With the advent of the electric car, or rather the resurgence of the electric car, consumers have had to relearn some of the skills they once thought they had mastered when it comes to operating a car. Engineers too have had to struggle with ideas that differ radically between fossil fuel powered vehicles and electric, or even hybrid electric vehicles.
One of the most common problems regards the electric start button these new automobiles come equipped with.
These new types of cars are very quiet, especially if their motor automatically stops running to conserve fuel (which is a common attribute of these new types of vehicles.) Drivers are often unaware that although the motor is not running the vehicle is still technically ‘turned on’ and consuming fuel either as electricity or petrol.

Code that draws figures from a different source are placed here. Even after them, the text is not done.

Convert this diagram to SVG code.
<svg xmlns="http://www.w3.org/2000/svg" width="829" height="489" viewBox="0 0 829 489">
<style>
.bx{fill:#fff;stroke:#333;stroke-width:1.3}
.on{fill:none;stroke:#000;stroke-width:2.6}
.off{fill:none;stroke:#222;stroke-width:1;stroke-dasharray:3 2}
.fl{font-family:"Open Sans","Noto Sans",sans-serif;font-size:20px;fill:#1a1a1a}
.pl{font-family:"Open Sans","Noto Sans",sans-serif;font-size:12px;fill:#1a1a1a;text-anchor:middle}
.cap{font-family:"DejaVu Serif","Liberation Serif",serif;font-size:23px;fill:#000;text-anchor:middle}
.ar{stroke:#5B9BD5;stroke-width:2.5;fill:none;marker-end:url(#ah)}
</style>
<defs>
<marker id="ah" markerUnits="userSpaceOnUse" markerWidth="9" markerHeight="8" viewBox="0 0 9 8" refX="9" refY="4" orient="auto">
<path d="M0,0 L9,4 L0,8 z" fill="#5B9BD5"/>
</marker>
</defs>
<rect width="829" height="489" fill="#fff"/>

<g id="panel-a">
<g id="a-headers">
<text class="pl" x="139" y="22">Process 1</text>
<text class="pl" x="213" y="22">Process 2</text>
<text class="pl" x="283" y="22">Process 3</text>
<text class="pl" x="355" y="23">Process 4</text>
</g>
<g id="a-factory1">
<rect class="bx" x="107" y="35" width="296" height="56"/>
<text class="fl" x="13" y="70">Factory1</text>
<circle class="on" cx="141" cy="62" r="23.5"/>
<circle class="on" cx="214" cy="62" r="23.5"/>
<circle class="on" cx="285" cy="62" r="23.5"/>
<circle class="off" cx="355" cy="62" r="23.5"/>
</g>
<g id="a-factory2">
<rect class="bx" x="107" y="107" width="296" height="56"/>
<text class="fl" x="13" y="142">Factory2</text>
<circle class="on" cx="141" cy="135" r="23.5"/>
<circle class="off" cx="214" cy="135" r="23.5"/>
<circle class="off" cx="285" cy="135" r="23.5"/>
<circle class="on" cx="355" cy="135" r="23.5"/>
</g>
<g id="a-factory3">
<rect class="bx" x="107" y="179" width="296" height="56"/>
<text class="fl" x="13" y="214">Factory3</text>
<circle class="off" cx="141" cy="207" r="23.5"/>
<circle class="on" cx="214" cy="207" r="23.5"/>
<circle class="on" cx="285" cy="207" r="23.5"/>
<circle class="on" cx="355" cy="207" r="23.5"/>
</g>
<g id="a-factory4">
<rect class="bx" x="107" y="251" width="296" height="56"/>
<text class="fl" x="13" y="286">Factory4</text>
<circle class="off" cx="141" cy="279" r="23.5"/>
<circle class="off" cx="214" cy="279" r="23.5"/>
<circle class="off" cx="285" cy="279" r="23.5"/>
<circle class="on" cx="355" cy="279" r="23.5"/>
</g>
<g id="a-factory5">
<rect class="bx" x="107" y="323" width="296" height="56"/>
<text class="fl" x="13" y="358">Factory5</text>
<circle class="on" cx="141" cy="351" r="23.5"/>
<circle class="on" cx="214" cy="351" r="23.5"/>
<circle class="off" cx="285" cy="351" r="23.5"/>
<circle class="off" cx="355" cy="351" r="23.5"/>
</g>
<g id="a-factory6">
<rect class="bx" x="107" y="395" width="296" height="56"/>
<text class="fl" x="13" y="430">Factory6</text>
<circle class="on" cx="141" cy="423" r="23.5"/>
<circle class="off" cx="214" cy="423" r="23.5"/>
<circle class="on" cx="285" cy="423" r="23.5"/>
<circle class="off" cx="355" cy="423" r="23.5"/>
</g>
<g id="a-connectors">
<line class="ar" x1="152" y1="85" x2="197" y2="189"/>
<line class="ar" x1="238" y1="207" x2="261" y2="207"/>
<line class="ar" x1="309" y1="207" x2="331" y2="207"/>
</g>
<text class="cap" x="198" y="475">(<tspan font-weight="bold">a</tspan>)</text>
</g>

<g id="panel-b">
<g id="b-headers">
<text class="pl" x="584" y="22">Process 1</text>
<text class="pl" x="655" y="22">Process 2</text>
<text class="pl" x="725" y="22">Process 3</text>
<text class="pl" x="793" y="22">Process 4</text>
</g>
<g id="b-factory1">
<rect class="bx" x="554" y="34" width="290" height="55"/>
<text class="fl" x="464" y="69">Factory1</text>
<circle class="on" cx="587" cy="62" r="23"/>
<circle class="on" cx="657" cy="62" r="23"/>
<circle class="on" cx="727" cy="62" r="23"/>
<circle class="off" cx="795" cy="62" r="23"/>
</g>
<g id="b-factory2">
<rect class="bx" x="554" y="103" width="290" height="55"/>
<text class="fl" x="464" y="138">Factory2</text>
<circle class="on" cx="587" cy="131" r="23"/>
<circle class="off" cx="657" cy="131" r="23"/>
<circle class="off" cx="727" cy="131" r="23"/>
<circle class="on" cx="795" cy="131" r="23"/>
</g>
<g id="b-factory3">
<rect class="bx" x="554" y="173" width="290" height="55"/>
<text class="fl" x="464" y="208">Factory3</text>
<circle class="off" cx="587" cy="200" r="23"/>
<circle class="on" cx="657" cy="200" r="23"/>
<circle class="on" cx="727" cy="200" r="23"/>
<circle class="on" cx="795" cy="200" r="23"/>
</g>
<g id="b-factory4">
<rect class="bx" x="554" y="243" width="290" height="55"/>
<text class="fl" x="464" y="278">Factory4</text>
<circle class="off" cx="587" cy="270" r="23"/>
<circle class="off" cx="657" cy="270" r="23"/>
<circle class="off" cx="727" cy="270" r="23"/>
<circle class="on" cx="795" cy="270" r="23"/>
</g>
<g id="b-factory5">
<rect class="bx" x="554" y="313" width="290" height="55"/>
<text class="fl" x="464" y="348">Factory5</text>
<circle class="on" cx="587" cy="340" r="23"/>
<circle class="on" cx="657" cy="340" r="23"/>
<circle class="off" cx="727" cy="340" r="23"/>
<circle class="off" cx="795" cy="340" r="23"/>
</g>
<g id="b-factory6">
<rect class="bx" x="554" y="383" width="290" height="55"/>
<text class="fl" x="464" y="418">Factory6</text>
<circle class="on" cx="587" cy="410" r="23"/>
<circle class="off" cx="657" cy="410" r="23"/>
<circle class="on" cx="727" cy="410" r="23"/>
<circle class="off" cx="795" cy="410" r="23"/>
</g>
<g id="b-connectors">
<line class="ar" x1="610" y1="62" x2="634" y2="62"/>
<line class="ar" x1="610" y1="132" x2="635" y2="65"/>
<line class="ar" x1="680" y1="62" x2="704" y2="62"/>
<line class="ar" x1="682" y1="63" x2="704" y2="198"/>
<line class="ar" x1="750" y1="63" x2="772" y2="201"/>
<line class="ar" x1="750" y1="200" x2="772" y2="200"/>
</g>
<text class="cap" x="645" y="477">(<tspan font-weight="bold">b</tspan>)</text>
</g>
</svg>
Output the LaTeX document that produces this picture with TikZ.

All push-button start vehicles have some type of audible alert system which warns the driver, either with a special tone inside the car, or in the case of the Chevy Volt, a beeping horn, that the vehicle is still running. However, some safety advocates say the audible tones are not enough to adequately warn drivers, and the system itself is flawed.
The problem has become prevalent enough that the NHTSA is now considering setting safety standards for keyless entry systems and push button starters. So far no new standard has been determined. Conversations and investigations are just now taking place and some people, manufacturers mostly, are claiming there isn’t even a problem for anyone to worry about.
While manufacturers and safety advocates argue over the relevance of a more severe warning system, engineers struggle with ways of making these types of systems more effective and less risky for drivers who simply might not be paying close attention to the status of their vehicle.